1. « Il avait choisi pour sujet la sorcellerie et la place qu’elle occupait dans les sociétés médiévales. Il projetait de ranger le christianisme parmi ces superstitions, classification qui lui avait valu quantité d’ennuis par le passé et qui ne pourrait que lui en valoir davantage encore en cette époque de fanatisme religieux à outrance. Le président des États-Unis n’avait-il pas déclaré qu’il considérait que chaque mot de la Bible était d’inspiration divine ? Il faudra que je rappelle à mes petits monstres, songea Cassidy, que la Bible est la traduction de la traduction d’une traduction et qu’une bonne partie de son contenu a, en fait, été empruntée aux religions païennes par les chrétiens qui en ont fait leur miel au gré de leur fantaisie. » (Tu paies un canon ?).
Écrit sous Reagan, encore plus vrai sous Bush, Jr.

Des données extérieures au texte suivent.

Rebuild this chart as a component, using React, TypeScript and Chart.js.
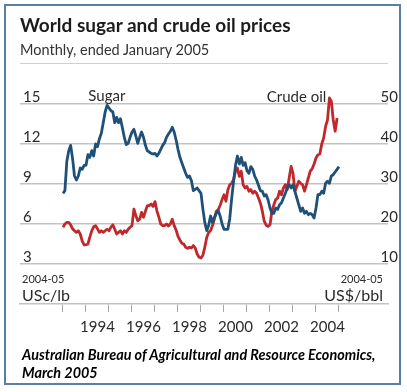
import { useEffect, useRef } from "react";
import { Chart, registerables } from "chart.js";

Chart.register(...registerables);

// Monthly data, January 1993 to January 2005
const START_YEAR = 1993;
const YEAR_TICKS = [1993, 1994, 1995, 1996, 1997, 1998, 1999, 2000, 2001, 2002, 2003, 2004, 2005];
const YEAR_LABELS = [1994, 1996, 1998, 2000, 2002, 2004];
const SUGAR_TICKS = [3, 6, 9, 12, 15];
const OIL_TICKS = [10, 20, 30, 40, 50];

// Sugar, USc/lb (2004-05 prices)
const SUGAR = [
  8.3, 8.5, 10.7, 11.5, 11.9, 10.9, 9.6, 9.3, 9.6, 10.2, 10.1, 10.4,
  10.4, 11.2, 11.0, 11.5, 11.1, 12.0, 11.8, 12.4, 12.8, 13.6, 14.4, 14.9,
  14.7, 14.5, 14.4, 13.6, 14.0, 13.6, 13.9, 13.2, 12.5, 11.95, 12.05, 12.5,
  12.9, 13.1, 12.6, 12.05, 12.5, 12.9, 12.5, 11.9, 11.5, 11.4, 11.3, 11.25,
  11.3, 11.1, 11.3, 11.6, 11.9, 12.1, 12.5, 12.75, 12.95, 13.25, 12.9, 12.3,
  11.6, 11.0, 10.6, 10.2, 9.8, 9.5, 9.6, 9.25, 8.5, 8.6, 8.7, 8.5,
  8.3, 7.1, 6.1, 5.5, 5.9, 6.6, 6.1, 6.5, 6.8, 7.0, 6.6, 6.0,
  5.6, 5.6, 5.6, 6.4, 7.9, 9.2, 10.4, 11.1, 10.5, 11.0, 10.4, 10.6,
  10.0, 9.8, 10.3, 10.1, 9.6, 9.3, 8.9, 8.5, 8.45, 8.1, 8.2, 7.8,
  7.2, 6.8, 6.8, 7.2, 7.1, 7.45, 7.6, 7.95, 8.3, 8.7, 8.95, 8.7,
  8.95, 8.45, 7.95, 7.45, 6.95, 7.2, 6.8, 6.95, 6.7, 6.8, 6.7, 6.45,
  7.2, 8.2, 8.2, 8.45, 8.3, 9.05, 9.2, 9.05, 9.6, 9.7, 9.9, 10.1,
  10.3,
];

// Crude oil, US$/bbl (2004-05 prices)
const OIL = [
  19.2, 20.0, 20.4, 20.4, 19.8, 18.8, 18.3, 17.9, 18.3, 17.5, 15.8, 14.8,
  14.8, 15.0, 16.7, 18.3, 19.3, 19.6, 18.8, 17.9, 18.3, 17.9, 18.3, 18.7,
  18.3, 19.2, 19.8, 18.7, 17.5, 17.9, 18.3, 17.5, 18.3, 17.9, 18.7, 19.2,
  19.6, 23.7, 22.1, 20.8, 21.2, 22.9, 21.7, 23.2, 24.6, 24.6, 25.0, 24.4,
  25.6, 23.3, 21.7, 20.0, 19.6, 19.6, 20.0, 19.5, 20.0, 21.2, 19.6, 18.5,
  16.9, 16.0, 15.2, 15.0, 14.2, 13.9, 14.2, 14.0, 14.6, 14.0, 12.5, 11.7,
  11.5, 12.2, 14.2, 16.7, 17.9, 18.3, 19.6, 21.3, 23.2, 23.6, 24.7, 26.1,
  27.3, 25.7, 28.5, 29.8, 30.2, 31.1, 33.2, 34.0, 31.9, 33.2, 29.8, 29.0,
  29.4, 28.2, 28.6, 27.7, 28.2, 27.7, 26.5, 25.2, 23.2, 20.7, 19.7, 19.4,
  19.8, 23.2, 24.8, 26.1, 26.5, 28.2, 27.3, 29.0, 29.8, 28.6, 31.5, 34.4,
  32.7, 28.2, 29.4, 30.7, 30.2, 29.8, 28.2, 29.8, 31.5, 33.2, 33.8, 35.0,
  36.5, 37.3, 37.5, 40.0, 41.5, 44.4, 46.0, 51.5, 50.7, 46.0, 43.2, 46.5,
];

const SUGAR_COLOR = "#1f5077";
const OIL_COLOR = "#c0282b";
const GRID = "#c3c3c3";
const TEXT = "#2b2b2b";
const FONT = "Lato";

const annotations = {
  id: "annotations",
  afterDraw(chart: any) {
    const { ctx, chartArea } = chart;
    const x = chart.scales.x;
    const yL = chart.scales.yL;
    ctx.save();
    ctx.fillStyle = TEXT;
    ctx.textBaseline = "alphabetic";
    ctx.font = `15px ${FONT}`;
    ctx.textAlign = "left";
    ctx.fillText("Sugar", x.getPixelForValue(1994.1), yL.getPixelForValue(15) - 3);
    ctx.textAlign = "right";
    ctx.fillText("Crude oil", x.getPixelForValue(2004.45), yL.getPixelForValue(15) - 2);
    // units
    ctx.font = `11px ${FONT}`;
    ctx.textAlign = "left";
    ctx.fillText("2004-05", chartArea.left + 2, 283);
    ctx.textAlign = "right";
    ctx.fillText("2004-05", chartArea.right - 5, 283);
    ctx.font = `16px ${FONT}`;
    ctx.textAlign = "left";
    ctx.fillText("USc/lb", chartArea.left + 2, 301);
    ctx.textAlign = "right";
    ctx.fillText("US$/bbl", chartArea.right - 5, 301);
    ctx.restore();
  },
};

export default function App() {
  const ref = useRef<HTMLCanvasElement | null>(null);

  useEffect(() => {
    if (!ref.current) return;
    const sugarPts = SUGAR.map((v, i) => ({ x: START_YEAR + i / 12, y: v }));
    const oilPts = OIL.map((v, i) => ({ x: START_YEAR + i / 12, y: v }));
    const chart = new Chart(ref.current, {
      type: "line",
      data: {
        datasets: [
          {
            label: "Sugar",
            data: sugarPts,
            yAxisID: "yL",
            borderColor: SUGAR_COLOR,
            borderWidth: 2.8,
            pointRadius: 0,
            tension: 0,
            borderJoinStyle: "round",
          },
          {
            label: "Crude oil",
            data: oilPts,
            yAxisID: "yR",
            borderColor: OIL_COLOR,
            borderWidth: 2.8,
            pointRadius: 0,
            tension: 0,
            borderJoinStyle: "round",
          },
        ],
      },
      options: {
        animation: false,
        responsive: false,
        events: [],
        layout: { padding: { left: 20, right: 19, top: 80, bottom: 0 } },
        plugins: { legend: { display: false }, tooltip: { enabled: false }, title: { display: false } },
        scales: {
          x: {
            type: "linear",
            min: 1993 - 43 / 23,
            max: 2005 + 49 / 23,
            afterBuildTicks: (axis: any) => {
              axis.ticks = YEAR_TICKS.map((v) => ({ value: v }));
            },
            afterFit: (axis: any) => {
              axis.height = 88;
            },
            border: { display: true, color: GRID, width: 1.5 },
            grid: {
              display: true,
              drawOnChartArea: false,
              drawTicks: true,
              tickLength: 8,
              color: "#a8a8a8",
              lineWidth: 1,
            },
            ticks: {
              autoSkip: false,
              maxRotation: 0,
              minRotation: 0,
              labelOffset: 11.5,
              padding: 6,
              color: TEXT,
              font: { family: FONT, size: 15 },
              callback: (v: any) => (YEAR_LABELS.includes(Number(v)) ? String(v) : ""),
            },
          },
          yL: {
            type: "linear",
            position: "left",
            min: 0,
            max: 16.8,
            afterBuildTicks: (axis: any) => {
              axis.ticks = SUGAR_TICKS.map((v) => ({ value: v }));
            },
            afterFit: (axis: any) => {
              axis.width = 0;
            },
            border: { display: false },
            grid: { color: GRID, lineWidth: 1.5, drawTicks: false },
            ticks: {
              mirror: true,
              padding: 3,
              labelOffset: -7,
              color: TEXT,
              font: { family: FONT, size: 15 },
            },
          },
          yR: {
            type: "linear",
            position: "right",
            min: 0,
            max: 56,
            afterBuildTicks: (axis: any) => {
              axis.ticks = OIL_TICKS.map((v) => ({ value: v }));
            },
            afterFit: (axis: any) => {
              axis.width = 0;
            },
            border: { display: false },
            grid: { display: false, drawTicks: false },
            ticks: {
              mirror: true,
              padding: 10,
              labelOffset: -7,
              color: TEXT,
              font: { family: FONT, size: 15 },
            },
          },
        },
      },
      plugins: [annotations],
    } as any);
    return () => chart.destroy();
  }, []);

  return (
    <div
      style={{
        position: "absolute",
        left: 0,
        top: 0,
        width: 407,
        height: 392,
        background: "#fff",
        overflow: "hidden",
        fontFamily: FONT,
      }}
    >
      <canvas ref={ref} width={407} height={392} style={{ position: "absolute", left: 0, top: 0 }} />
      <div
        style={{
          position: "absolute",
          left: 4,
          top: 4,
          width: 393,
          height: 377,
          border: "2px solid #5b7ea7",
          pointerEvents: "none",
        }}
      />
      <div style={{ position: "absolute", left: 20, top: 13, fontSize: 19, fontWeight: 700, color: "#1c1c1c", whiteSpace: "nowrap" }}>
        World sugar and crude oil prices
      </div>
      <div style={{ position: "absolute", left: 20, top: 41, fontSize: 14.5, color: "#333", whiteSpace: "nowrap" }}>
        Monthly, ended January 2005
      </div>
      <div style={{ position: "absolute", left: 20, top: 63, width: 368, borderTop: "1.5px solid #cfcfcf" }} />
      <div
        style={{
          position: "absolute",
          left: 22,
          top: 346,
          fontSize: 14.4,
          lineHeight: "18px",
          fontWeight: 700,
          fontStyle: "italic",
          color: "#000",
          whiteSpace: "nowrap",
        }}
      >
        Australian Bureau of Agricultural and Resource Economics,
        <br />
        March 2005
      </div>
    </div>
  );
}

« – Je voulais simplement tenir [le président] au courant. L’opération a commencé. – Il ne veut pas le savoir, dit-elle en lui raccrochant brutalement au nez. Alison rougit et raccrocha à son tour. La nouvelle diplomatie. Le droit de savoir avait constitué le privilège suprême. Sous Reagan était apparu un privilège encore plus grand, celui de ne pas savoir. (Sous Reagan, les États-Unis avaient véritablement entamé des pourparlers avec l’OLP sans en avertir le président. S’ils avaient abouti, le mérite en aurait rejailli sur lui. Sinon, il n’avait jamais été au courant. Mieux encore, il ne s’était rien passé. » (Pas de quartier !)
Celle qui raccroche au nez d’Alison, c’est Harriet Van Fleet, conseillère du président et sosie prémonitoire de Condoleezza Rice (le roman, rappelons-le, a été écrit en 1985).

***

Par ordre de préférence : le Clou de la saison et Pas de quartier ! Ensuite : À la volée. L’intrigue de Tu paies un canon ? est plus faible mais le livre reste d’une lecture plaisante.
Le Clou de la saison et Tu paies un canon ? ont d’abord été publiés par la Série noire avant d’être réédités dans la série « grands détectives » de 10/18, où ont paru directement les deux autres.